ECLI:NL:RBZWB:2021:2219
Rechtbank Zeeland-West-Brabant
- Voorlopige voorziening+bodemzaak
- Rechtspraak.nl
Beëindiging van de ziektewetuitkering en niet-ontvankelijkverklaring van bezwaar
Op 30 april 2021 heeft de voorzieningenrechter van de Rechtbank Zeeland-West-Brabant uitspraak gedaan in de zaak tussen een verzoeker en de Raad van bestuur van het Uitvoeringsinstituut werknemersverzekeringen (UWV). De verzoeker had beroep ingesteld tegen een besluit van het UWV van 26 februari 2021, waarin zijn bezwaar tegen de beëindiging van zijn Ziektewetuitkering niet-ontvankelijk werd verklaard. De verzoeker stelde dat hij tijdig bezwaar had gemaakt, maar kon dit niet aantonen.
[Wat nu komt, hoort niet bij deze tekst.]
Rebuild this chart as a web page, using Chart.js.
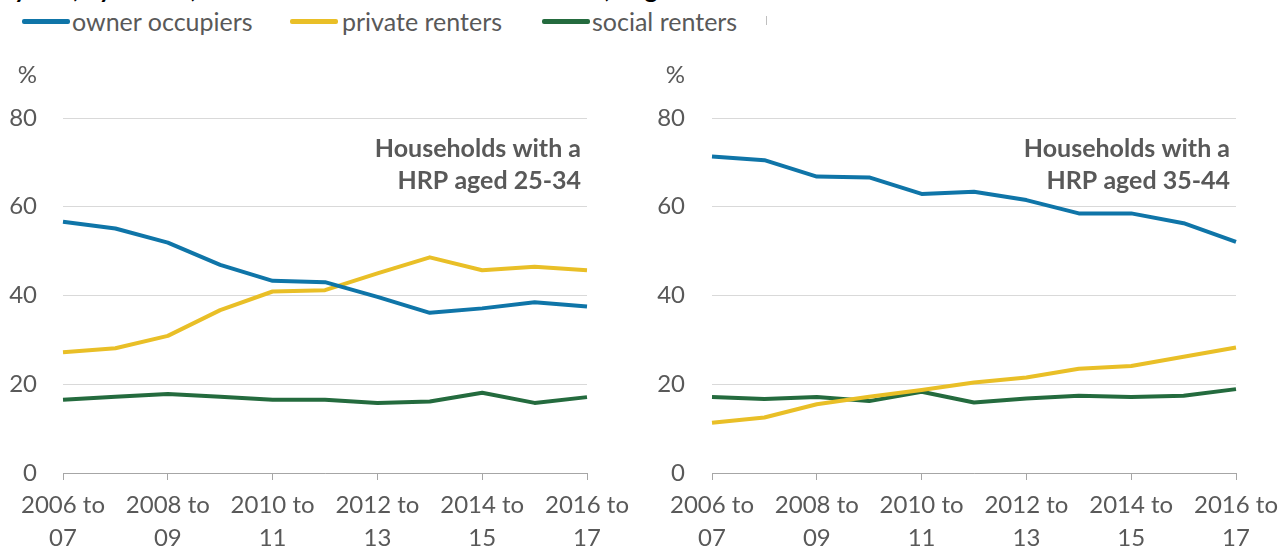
<!DOCTYPE html>
<html><head><meta charset="utf-8">
<script src="https://cdn.jsdelivr.net/npm/chart.js@4.4.0/dist/chart.umd.min.js"></script>
<style>
html,body{margin:0;padding:0;background:#fff;width:1280px;height:551px;overflow:hidden;font-family:Lato,sans-serif}
#title{position:absolute;left:14px;top:-27px;font-weight:bold;font-size:25px;color:#000;white-space:nowrap}
.lg{position:absolute;top:7px;height:28px;line-height:28px;font-size:25px;color:#595959;white-space:nowrap}
.sw{position:absolute;height:5px;top:19px;border-radius:2px}
#tick{position:absolute;left:766px;top:16px;width:1px;height:9px;background:#bfbfbf}
.wrap{position:absolute;top:0;width:640px;height:551px}
canvas{display:block}
</style></head>
<body>
<div id="title">years, by tenure, between 2006 to 07 and 2016 to 17, England</div>
<div class="sw" style="left:22px;width:48px;background:#0f75a8"></div>
<div class="lg" style="left:72px">owner occupiers</div>
<div class="sw" style="left:290px;width:48px;background:#e9bf27"></div>
<div class="lg" style="left:342px">private renters</div>
<div class="sw" style="left:542px;width:48px;background:#246b3e"></div>
<div class="lg" style="left:592px">social renters</div>
<div id="tick"></div>
<div class="wrap" style="left:0"><canvas id="c1" width="640" height="551"></canvas></div>
<div class="wrap" style="left:640px"><canvas id="c2" width="640" height="551"></canvas></div>
<script>
const categories = [["2006 to","07"],["2007 to","08"],["2008 to","09"],["2009 to","10"],["2010 to","11"],["2011 to","12"],["2012 to","13"],["2013 to","14"],["2014 to","15"],["2015 to","16"],["2016 to","17"]];
const seriesNames = ["owner occupiers","private renters","social renters"];
const seriesColors = ["#0f75a8","#e9bf27","#246b3e"];
const yTicks = [0,20,40,60,80];

// Households with a HRP aged 25-34
const owner2534   = [56.6,55.1,51.9,46.9,43.3,43.0,39.7,36.1,37.1,38.5,37.5];
const private2534 = [27.2,28.1,30.9,36.7,40.9,41.2,45.0,48.6,45.7,46.5,45.7];
const social2534  = [16.5,17.2,17.8,17.2,16.5,16.5,15.8,16.1,18.1,15.8,17.1];
// Households with a HRP aged 35-44
const owner3544   = [71.3,70.5,66.8,66.6,62.9,63.4,61.5,58.5,58.5,56.3,52.1];
const private3544 = [11.3,12.5,15.5,17.2,18.7,20.4,21.5,23.5,24.1,26.2,28.3];
const social3544  = [17.1,16.7,17.1,16.2,18.3,15.9,16.8,17.4,17.1,17.4,18.9];

const panelNotes = [["Households with a","HRP aged 25-34"],["Households with a","HRP aged 35-44"]];

const textGray = '#595959';

function makeChart(id, data, note, yWidth, yPad, padRight){
  const notePlugin = {
    id:'note'+id,
    afterDraw(chart){
      const ctx = chart.ctx, a = chart.chartArea;
      ctx.save();
      ctx.fillStyle = textGray;
      ctx.font = 'bold 25px Lato';
      ctx.textAlign = 'right';
      ctx.textBaseline = 'middle';
      ctx.fillText(note[0], a.right - 6, 149);
      ctx.fillText(note[1], a.right - 6, 181);
      ctx.font = '24px Lato';
      ctx.fillText('%', a.left - yPad, 75);
      ctx.restore();
    }
  };
  return new Chart(document.getElementById(id), {
    type:'line',
    data:{
      labels: categories,
      datasets: data.map((d,i)=>({
        label: seriesNames[i], data: d, borderColor: seriesColors[i], backgroundColor: seriesColors[i],
        borderWidth: 4, pointRadius: 0, tension: 0, fill:false, borderJoinStyle:'round'
      }))
    },
    options:{
      responsive:false, animation:false,
      layout:{padding:{top:118,right:padRight,bottom:0,left:0}},
      plugins:{legend:{display:false},tooltip:{enabled:false}},
      scales:{
        x:{
          type:'category', offset:false,
          border:{display:true,color:'#a6a6a6',width:1},
          grid:{drawOnChartArea:false,drawTicks:true,tickLength:7,color:'#a6a6a6'},
          ticks:{autoSkip:false,maxRotation:0,minRotation:0,padding:8,color:textGray,
            font:{family:'Lato',size:24,lineHeight:1.4},
            callback:(v,i)=> i%2===0 ? categories[i] : null},
          afterFit:s=>{s.height=78; s.paddingLeft=0; s.paddingRight=0;}
        },
        y:{
          min:0,max:80,
          afterBuildTicks:s=>{s.ticks = yTicks.map(v=>({value:v}));},
          ticks:{padding:yPad,color:textGray,font:{family:'Lato',size:24}},
          border:{display:false},
          grid:{color:'#d9d9d9',drawTicks:false,lineWidth:1},
          afterFit:s=>{s.width=yWidth;}
        }
      }
    },
    plugins:[notePlugin]
  });
}
makeChart('c1',[owner2534,private2534,social2534],panelNotes[0],63,26,53);
makeChart('c2',[owner3544,private3544,social3544],panelNotes[1],72,27,44);
</script>
</body></html>
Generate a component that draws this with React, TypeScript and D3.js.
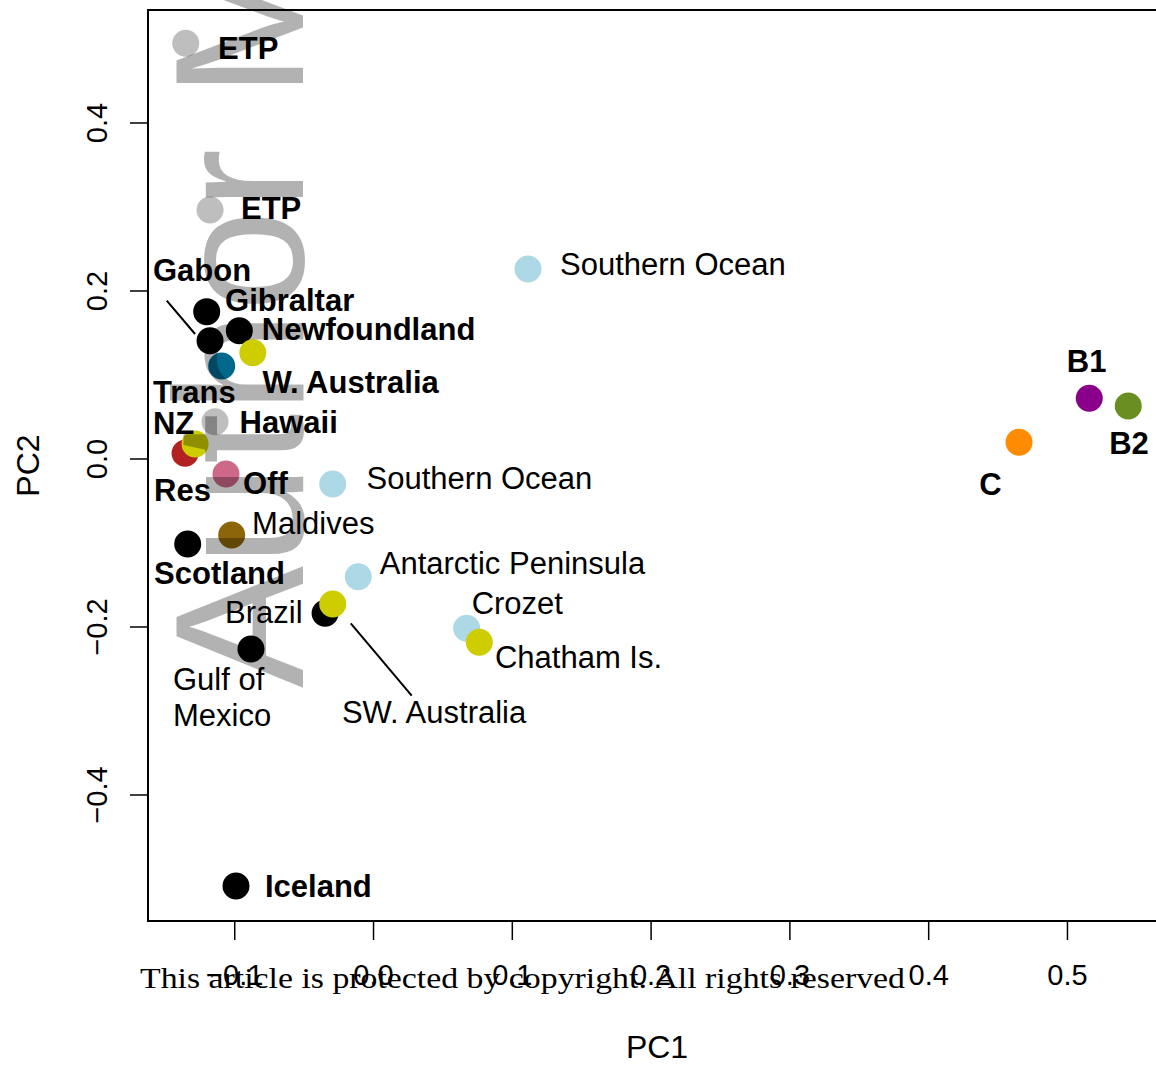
import React from "react";
import * as d3 from "d3";

// ---- data ----
const pointX = [-0.1353, -0.1178, -0.1202, -0.1178, -0.0967, -0.0870, -0.1094, -0.1142, -0.1358, -0.1286, -0.1063, -0.0294, 0.1113, -0.1022, -0.1339, -0.0110, -0.0349, -0.0294, -0.0883, 0.0671, 0.0762, -0.0991, 0.4651, 0.5157, 0.5438];
const pointY = [0.4949, 0.2964, 0.1754, 0.1408, 0.1527, 0.1265, 0.1107, 0.0444, 0.0068, 0.0179, -0.0179, -0.0298, 0.2262, -0.0905, -0.1012, -0.1401, -0.1837, -0.1726, -0.2262, -0.2015, -0.2182, -0.5083, 0.0199, 0.0723, 0.0631];
const pointColor = ["#bebebe", "#bebebe", "#000000", "#000000", "#000000", "#cdcd00", "#00688b", "#bebebe", "#b22222", "#cdcd00", "#cd6889", "#add8e6", "#add8e6", "#8b6508", "#000000", "#add8e6", "#000000", "#cdcd00", "#000000", "#add8e6", "#cdcd00", "#000000", "#ff8c00", "#8b008b", "#6b8e23"];

const labelText = ["ETP", "ETP", "Gabon", "Gibraltar", "Newfoundland", "W. Australia", "Trans", "NZ", "Hawaii", "Res", "Off", "Southern Ocean", "Maldives", "Scotland", "Antarctic Peninsula", "Crozet", "Brazil", "Chatham Is.", "Gulf of", "Mexico", "SW. Australia", "Southern Ocean", "Iceland", "B1", "B2", "C"];
const labelX = [-0.1120, -0.0955, -0.1589, -0.1070, -0.0805, -0.0800, -0.1589, -0.1589, -0.0965, -0.1581, -0.0940, -0.0050, -0.0875, -0.1581, 0.0045, 0.0707, -0.1070, 0.0875, -0.1445, -0.1445, -0.0228, 0.1344, -0.0782, 0.4995, 0.5301, 0.4365];
const labelY = [0.4890, 0.2985, 0.2250, 0.1895, 0.1550, 0.0917, 0.0798, 0.0429, 0.0440, -0.0370, -0.0286, -0.0226, -0.0762, -0.1357, -0.1238, -0.1714, -0.1818, -0.2353, -0.2619, -0.3048, -0.3012, 0.2321, -0.5083, 0.1170, 0.0187, -0.0290];
const labelBold = [true, true, true, true, true, true, true, true, true, true, true, false, false, true, false, false, false, false, false, false, false, false, true, true, true, true];

const segX1 = [-0.1490, -0.0164];
const segY1 = [0.1885, -0.1956];
const segX2 = [-0.1286, 0.0275];
const segY2 = [0.1488, -0.2818];

const xTicks = [-0.1, 0.0, 0.1, 0.2, 0.3, 0.4, 0.5];
const yTicks = [-0.4, -0.2, 0.0, 0.2, 0.4];

const xTitle = "PC1";
const yTitle = "PC2";
const watermark = "Author Manuscript";
const copyright = "This article is protected by copyright. All rights reserved";

// ---- layout ----
const W = 1156;
const H = 1065;
const left = 148, right = 1166, top = 10, bottom = 921;
const sans = "'Liberation Sans', Arial, Helvetica, sans-serif";

export default function App() {
  const x = d3.scaleLinear().domain([-0.1625, 0.5710]).range([left, right]);
  const y = d3.scaleLinear().domain([-0.5500, 0.5345]).range([bottom, top]);
  const r = 13.5;

  return (
    <svg
      width={W}
      height={H}
      viewBox={`0 0 ${W} ${H}`}
      style={{ position: "absolute", left: 0, top: 0, display: "block", background: "#fff" }}
      fontFamily={sans}
    >
      <rect x={0} y={0} width={W} height={H} fill="#fff" />
      {segX1.map((v, i) => (
        <line key={"s" + i} x1={x(v)} y1={y(segY1[i])} x2={x(segX2[i])} y2={y(segY2[i])} stroke="#000" strokeWidth={2} />
      ))}
      {pointX.map((v, i) => (
        <circle key={"p" + i} cx={x(v)} cy={y(pointY[i])} r={r} fill={pointColor[i]} />
      ))}
      {labelText.map((t, i) => (
        <text
          key={"l" + i}
          x={x(labelX[i])}
          y={y(labelY[i])}
          dy="0.36em"
          fontSize={31}
          fontWeight={labelBold[i] ? "bold" : "normal"}
          fill="#000"
        >
          {t}
        </text>
      ))}
      <rect x={left} y={top} width={right - left} height={bottom - top} fill="none" stroke="#000" strokeWidth={2} />
      {yTicks.map((t) => (
        <g key={"yt" + t}>
          <line x1={left - 18} x2={left} y1={y(t)} y2={y(t)} stroke="#000" strokeWidth={1.5} />
          <text
            transform={`translate(${107},${y(t)}) rotate(-90)`}
            textAnchor="middle"
            fontSize={29}
            fill="#000"
          >
            {d3.format(".1f")(t).replace("-", "\u2212")}
          </text>
        </g>
      ))}
      {xTicks.map((t) => (
        <g key={"xt" + t}>
          <line x1={x(t)} x2={x(t)} y1={bottom} y2={bottom + 19} stroke="#000" strokeWidth={1.5} />
          <text x={x(t)} y={985} textAnchor="middle" fontSize={29} fill="#000">
            {d3.format(".1f")(t).replace("-", "\u2212")}
          </text>
        </g>
      ))}
      <text x={(left + right) / 2} y={1058} textAnchor="middle" fontSize={32} fill="#000">
        {xTitle}
      </text>
      <text transform={`translate(${39},${(top + bottom) / 2}) rotate(-90)`} textAnchor="middle" fontSize={32} fill="#000">
        {yTitle}
      </text>
      <text
        transform={`translate(${303},${688}) rotate(-90)`}
        fontSize={183}
        fill="#000"
        fillOpacity={0.3}
      >
        {watermark}
      </text>
      <text
        x={140}
        y={988}
        fontFamily="'Liberation Serif', 'Times New Roman', serif"
        fontSize={30}
        textLength={765}
        lengthAdjust="spacingAndGlyphs"
        fill="#000"
      >
        {copyright}
      </text>
    </svg>
  );
}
De voorzieningenrechter oordeelde dat het UWV het bezwaar terecht niet-ontvankelijk had verklaard, omdat het bezwaarschrift te laat was ingediend. De voorzieningenrechter deed niet alleen uitspraak op het verzoek om voorlopige voorziening, maar ook op het beroep zelf. De rechtbank concludeerde dat de bezwaartermijn fatale wettelijke termijnen zijn en dat er geen bijzondere omstandigheden waren die de termijnoverschrijding rechtvaardigden. De voorzieningenrechter verklaarde het beroep ongegrond en wees het verzoek om voorlopige voorziening af.